The suffixes [accel] and [fallback] in the benchmark names indicate whether the Cython backend or the pure-Python fallback implementation was used.

The remaining dominant cost arises from the additional per-cell processing performed in pyafv.FiniteVoronoiSimulator._per_cell_geometry(). As shown in the histogram, the Cython-backed implementation substantially reduces the runtime of this step, bringing it down to a level comparable to that of SciPy’s Voronoi tessellation.

4.3. Benchmarking parallel build

Parallel build-time benchmark

Build-time benchmark for pyafv.FiniteVoronoiSimulator and pyafv.ParallelFiniteVoronoiSimulator.
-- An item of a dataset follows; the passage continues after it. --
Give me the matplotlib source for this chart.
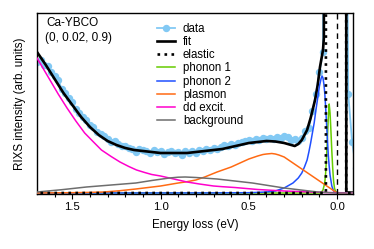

The figure shows the cost of a single pyafv.FiniteVoronoiSimulator.build() call with connect=False against the domain-decomposed multiprocess implementation. For each system size, the same ten randomly generated point sets were used for all methods; the bars show the mean build time, while the right panel shows the speedup relative to pyafv.FiniteVoronoiSimulator. Parallel timings were measured with a persistent worker pool and three unmeasured warm-up builds, so the reported times do not include one-time worker startup.

For very small systems, multiprocessing overhead dominates. In this benchmark, the parallel implementation is slower than the single-process simulator at \(N=100\), but becomes faster by \(N=1000\). For larger systems, local domain decomposition gives substantial speedups: the 4 x 3 setup reaches about \(4.9\times\) at \(N=10^4\), \(6.8\times\) at \(N=10^5\), and \(6.9\times\) at \(N=10^6\). The speedup is not perfectly linear in the number of workers, likely because the benchmark was run on a laptop with 8 performance cores and 4 efficiency cores rather than on a uniform multi-core CPU.

The optimal decomposition depends on the number of points and the CPU resources available on the machine. In this benchmark, using more domains generally helps over the tested range, but this tradeoff depends on halo overhead and should be checked for each workload.